Planners and preachers might discuss together how to offer hope to parishioners. Advent is a season of hope; see what songs lift people up in hope. Write petitions that encourage hope and perseverance through tough times. Preach in a way that reminds people of the reasons we have to hope: God’s love for us and Christ’s presence among us. Choose among the options for Mass those prayers that speak to our call to be people of hope (e.g. the fourth version of the Eucharistic Prayer for Various Needs: “And may your church stand as a living witness to truth and freedom, to peace and justice, that all people may be raised up to a new hope”).
Prayers: 2nd Sunday of Advent (A)
By: Joan DeMerchant
In a chaotic world filled with personal, political and often environmental turmoil, it is easy to long for someone coming from the outside to help us, to “fix” things. But today we are reminded that something is also required of us. Preparing for Christ was and is a serious task, involving our own need for hope and repentance. We can look to Jesus for solace and assistance, but we are called to “make straight his paths” and to “produce good fruit as evidence of (our) repentance.” His coming makes great demands on us.
- Lord Jesus, you come to judge the poor with justice: Lord, have mercy.

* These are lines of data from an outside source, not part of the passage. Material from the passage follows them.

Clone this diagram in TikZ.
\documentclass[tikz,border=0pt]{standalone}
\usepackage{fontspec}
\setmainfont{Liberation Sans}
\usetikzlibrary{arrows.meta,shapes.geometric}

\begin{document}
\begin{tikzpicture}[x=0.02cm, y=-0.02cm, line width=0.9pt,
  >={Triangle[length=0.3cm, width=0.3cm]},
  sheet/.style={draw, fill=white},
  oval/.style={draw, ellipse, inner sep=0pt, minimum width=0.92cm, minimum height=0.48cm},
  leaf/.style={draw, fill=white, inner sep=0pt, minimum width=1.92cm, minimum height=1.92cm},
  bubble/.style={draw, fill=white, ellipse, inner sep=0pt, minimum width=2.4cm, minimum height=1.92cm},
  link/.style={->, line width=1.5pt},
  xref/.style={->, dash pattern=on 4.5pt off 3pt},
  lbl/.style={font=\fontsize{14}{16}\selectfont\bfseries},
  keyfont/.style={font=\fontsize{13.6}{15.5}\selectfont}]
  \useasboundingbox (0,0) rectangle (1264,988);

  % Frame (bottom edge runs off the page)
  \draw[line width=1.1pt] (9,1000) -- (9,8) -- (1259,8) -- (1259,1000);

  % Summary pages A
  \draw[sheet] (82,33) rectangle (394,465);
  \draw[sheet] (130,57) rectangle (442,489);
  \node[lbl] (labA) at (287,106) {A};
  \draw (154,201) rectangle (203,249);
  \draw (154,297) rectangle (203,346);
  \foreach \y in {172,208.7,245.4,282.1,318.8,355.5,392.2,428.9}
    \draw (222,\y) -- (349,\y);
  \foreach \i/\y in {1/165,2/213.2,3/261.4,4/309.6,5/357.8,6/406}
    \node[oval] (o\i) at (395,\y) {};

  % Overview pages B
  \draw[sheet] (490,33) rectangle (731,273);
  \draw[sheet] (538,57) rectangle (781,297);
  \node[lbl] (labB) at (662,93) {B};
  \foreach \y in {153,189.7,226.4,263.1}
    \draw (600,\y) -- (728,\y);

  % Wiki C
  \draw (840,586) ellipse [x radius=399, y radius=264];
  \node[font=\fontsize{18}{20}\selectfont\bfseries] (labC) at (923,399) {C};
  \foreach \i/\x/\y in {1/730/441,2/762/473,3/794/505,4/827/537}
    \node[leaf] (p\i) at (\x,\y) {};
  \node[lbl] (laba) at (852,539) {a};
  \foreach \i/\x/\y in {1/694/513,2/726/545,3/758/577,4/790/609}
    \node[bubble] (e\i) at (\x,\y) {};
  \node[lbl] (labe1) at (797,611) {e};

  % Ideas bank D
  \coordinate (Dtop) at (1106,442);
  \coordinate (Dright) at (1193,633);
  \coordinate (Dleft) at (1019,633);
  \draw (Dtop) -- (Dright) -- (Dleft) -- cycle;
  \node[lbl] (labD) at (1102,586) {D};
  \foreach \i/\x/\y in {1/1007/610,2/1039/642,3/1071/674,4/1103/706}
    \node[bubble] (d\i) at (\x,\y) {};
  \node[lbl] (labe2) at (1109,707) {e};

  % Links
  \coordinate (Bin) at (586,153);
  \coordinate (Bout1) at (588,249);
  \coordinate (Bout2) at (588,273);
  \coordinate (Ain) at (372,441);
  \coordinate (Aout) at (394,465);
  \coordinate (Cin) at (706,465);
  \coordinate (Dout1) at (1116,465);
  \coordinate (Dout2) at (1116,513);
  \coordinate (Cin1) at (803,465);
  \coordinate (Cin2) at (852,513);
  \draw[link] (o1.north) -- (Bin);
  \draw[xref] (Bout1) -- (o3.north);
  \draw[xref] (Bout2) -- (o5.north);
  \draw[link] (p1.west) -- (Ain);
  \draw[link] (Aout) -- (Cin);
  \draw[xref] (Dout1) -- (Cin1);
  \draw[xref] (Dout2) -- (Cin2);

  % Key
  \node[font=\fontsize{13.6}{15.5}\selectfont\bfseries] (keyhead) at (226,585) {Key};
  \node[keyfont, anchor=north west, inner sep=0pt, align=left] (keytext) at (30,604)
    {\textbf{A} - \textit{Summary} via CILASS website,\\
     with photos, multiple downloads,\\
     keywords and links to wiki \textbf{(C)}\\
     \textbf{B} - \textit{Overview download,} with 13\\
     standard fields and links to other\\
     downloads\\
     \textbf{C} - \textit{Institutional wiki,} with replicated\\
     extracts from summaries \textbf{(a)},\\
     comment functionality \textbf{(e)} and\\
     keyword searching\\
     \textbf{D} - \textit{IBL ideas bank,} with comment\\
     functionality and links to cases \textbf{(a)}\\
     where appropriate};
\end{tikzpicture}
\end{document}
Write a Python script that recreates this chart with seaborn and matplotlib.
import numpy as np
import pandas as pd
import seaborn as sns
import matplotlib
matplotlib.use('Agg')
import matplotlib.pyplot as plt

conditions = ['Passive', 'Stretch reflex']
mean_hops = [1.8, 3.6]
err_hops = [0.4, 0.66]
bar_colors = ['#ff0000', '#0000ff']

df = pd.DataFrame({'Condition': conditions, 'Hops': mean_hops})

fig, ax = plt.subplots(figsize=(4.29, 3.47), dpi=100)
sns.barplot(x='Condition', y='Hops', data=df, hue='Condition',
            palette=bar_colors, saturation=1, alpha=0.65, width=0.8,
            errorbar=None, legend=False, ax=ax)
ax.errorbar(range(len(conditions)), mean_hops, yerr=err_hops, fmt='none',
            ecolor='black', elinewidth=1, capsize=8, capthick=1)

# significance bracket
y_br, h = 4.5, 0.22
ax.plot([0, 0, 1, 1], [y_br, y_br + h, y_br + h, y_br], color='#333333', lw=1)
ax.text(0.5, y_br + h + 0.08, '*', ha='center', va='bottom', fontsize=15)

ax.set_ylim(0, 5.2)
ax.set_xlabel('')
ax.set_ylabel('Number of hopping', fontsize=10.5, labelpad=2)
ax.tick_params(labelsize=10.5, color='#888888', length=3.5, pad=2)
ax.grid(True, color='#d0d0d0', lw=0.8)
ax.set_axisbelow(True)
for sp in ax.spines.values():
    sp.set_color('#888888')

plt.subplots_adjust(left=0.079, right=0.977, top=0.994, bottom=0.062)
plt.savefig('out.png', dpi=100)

- Christ Jesus, you come to restore peace and harmony:
- Christ, have mercy. Lord Jesus, you call us to be ready for your coming: Lord, have mercy.
PRAYER OF THE FAITHFUL
Presider: As we prepare for Jesus’ coming to us, we pray for our needs and for those of the whole world.
Minister: For the church: that we may be a community committed to hope and repentance … with waiting hearts, we pray
- For our nation and for the world, that we may be committed to restoring peace and justice for all … with waiting hearts, we pray
- For the courage to work together to restore national unity…with waiting hearts, we pray
- For hearts that are open to preparing the way for Jesus’ coming…with waiting hearts, we pray
- For all whose lives are consumed with providing for the needs of others … with waiting hearts, we pray
- For families struggling with the demands of this holiday season … with waiting hearts, we pray,
- For the sick, the grieving and the tired among us; and for those who have died … (names)… with waiting hearts, we pray
Presider: God of promise and encouragement, we turn to you for the energy and commitment we need to make straight the paths for Jesus’ coming. Sometimes we are overwhelmed by the demands of life and the world’s many needs. We seek wisdom and understanding, knowledge and strength. Give us what you have promised, we pray in the name of your Son, Jesus. Amen.